Canberra Times 26 August 2020
The Sexuality and Gender Identity Conversion Practices Bill, introduced into the ACT Assembly a couple of weeks ago, has become embroiled in controversy. It arises out of lobbying by members of the LGBT community to ban “conversion therapy”, in the context of past practices seeking to change people’s sexual orientation. However, the main controversy about the bill concerns its prohibition of what it describes as “gender identity conversion practices”.
Penalties for engaging in a “conversion practice” are severe. Practitioners are liable to 12 months’ imprisonment; but so too are parents who take their children out of the ACT for the purpose of such a conversion practice being performed on a child.
The ACT government has good intentions, but the criminal law should be absolutely clear. People have a right to know what conduct breaches the law so that they can avoid committing an offence. Herein lies the problem. The definition of a “conversion practice” is extraordinarily vague. It is “a treatment or other practice the purpose, or purported purpose, of which is to change a person’s sexuality or gender identity”. No examples are given, such as aversion therapy, which decades ago was seen by some as an appropriate means of correcting an unwanted same-sex orientation. The bill is scarcely about gay conversion therapy at all.
The bill at least explains what conversion therapy is not. It is lawful to assist a person undergoing a gender transition or considering doing so, or to express their gender identity. All the examples the bill gives of what is not a “conversion practice” concern approaches that affirm a person’s gender identity and assist them to transition.
There is also an explanation that a practice by a health service provider will not be a prohibited practice if, in the provider’s reasonable professional judgment, it is necessary to “provide a health service in a manner that is safe and appropriate” or to “comply with the provider’s legal or professional obligations”.
Nonetheless, the anxious reader, seeking to know what practices could land him or her in jail for 12 months, is not much the wiser. Which “gender identity conversion practices” are harmful, and why? This is a particular problem for general practitioners, psychologists and psychiatrists, for while transitioning may be the best course for some people who experience long-standing gender dysphoria, one of the outcomes of successful therapy for children and young people who begin counselling with a firmly held belief that they were born in the wrong body may be that they come to accept their natal sex, and no longer identify as transgender.

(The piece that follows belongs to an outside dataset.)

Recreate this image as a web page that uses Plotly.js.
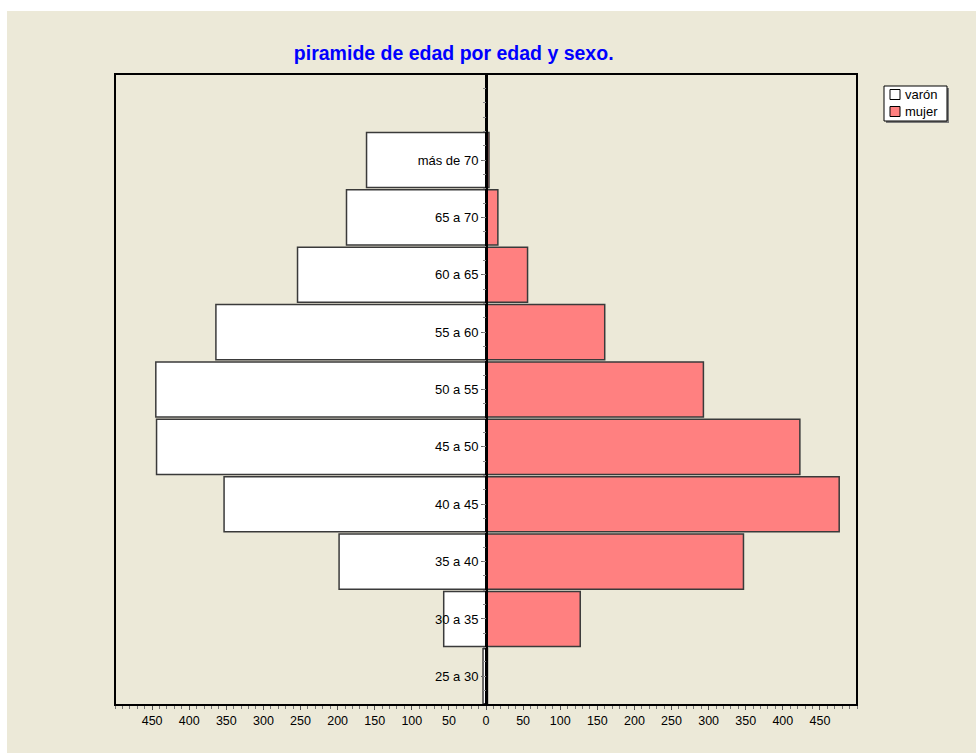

This is well-recognised by leading experts in the field. According to Jiska Ristori and Thomas Steensma in a 2016 International Review of Psychiatry article, 85 per cent of children seen at gender clinics in the recent past resolved their gender identity issues by the time of puberty if a cautious therapeutic approach was taken. Typically, they grew into young adults with a same-sex orientation. The leading body of gender clinicians, the World Professional Association for Transgender Health, makes it clear in its 2012 Standards of Care that therapeutic support to help a person become comfortable in their natal sex is an essential part of good healthcare management. As the association notes: “Often with the help of psychotherapy, some individuals integrate their trans- or cross-gender feelings into the gender role they were assigned at birth and do not feel the need to feminize or masculinize their body.”
This sounds very much like the “conversion practices” the ACT government says are “harmful” and wants to prohibit. The Tavistock Gender Identity Development Service in London, which typically adopts the gender identity affirmation approach this bill favours, reported recently on 12 cases of adolescents seen at the clinic who initially sought medical transition. All met the criteria for a diagnosis of gender dysphoria, but did not proceed to cross-hormone treatment because counselling helped them to reach a different understanding of their distress.
Perhaps this form of therapy to “change a person’s gender identity” would be lawful under the exception for the treatment given in the provider’s reasonable professional judgment; but who knows? The only forms of treatment specifically declared in the bill to be free from being labelled as a “conversion practice” are medical interventions supporting the application of puberty blockers, cross-sex hormones and gender reassignment surgery, which are all designed to transition the gender of the child.
A cloud of suspicion must therefore hang over any therapeutic intervention that has the purpose or effect of helping a child or young person to become comfortable in their natal sex. Therapists, wanting to avoid any risk of prosecution for practising “conversion therapy” are likely to avoid offering any treatment at all that does not take a child’s presenting gender identity as a fixed and immutable trait. This is despite the very clear evidence from decades of research that children’s gender identity can be very fluid.
Parents ought also to be concerned. If expert practitioners have no idea what forms of therapy the ACT Assembly wants to criminalise, how can parents know? Yet if they take the child to Sydney, unable to find a practitioner to help their child in Canberra, they risk 12 months in jail.
Chief Minister Andrew Barr has indicated amendments will be made to the definition, but whether they are satisfactory remains to be seen.
If the Assembly wants to prohibit forms of gay conversion therapy that have long since disappeared, so be it; but there is no similar evidence of harm from the practices of clinicians dealing with gender dysphoria. The medical profession should be left to itself to work out optimal treatment approaches.
Professor Patrick Parkinson AM is Dean of Law at the University of Queensland. Dr Philip Morris AM is president of the National Association of Practising Psychiatrists.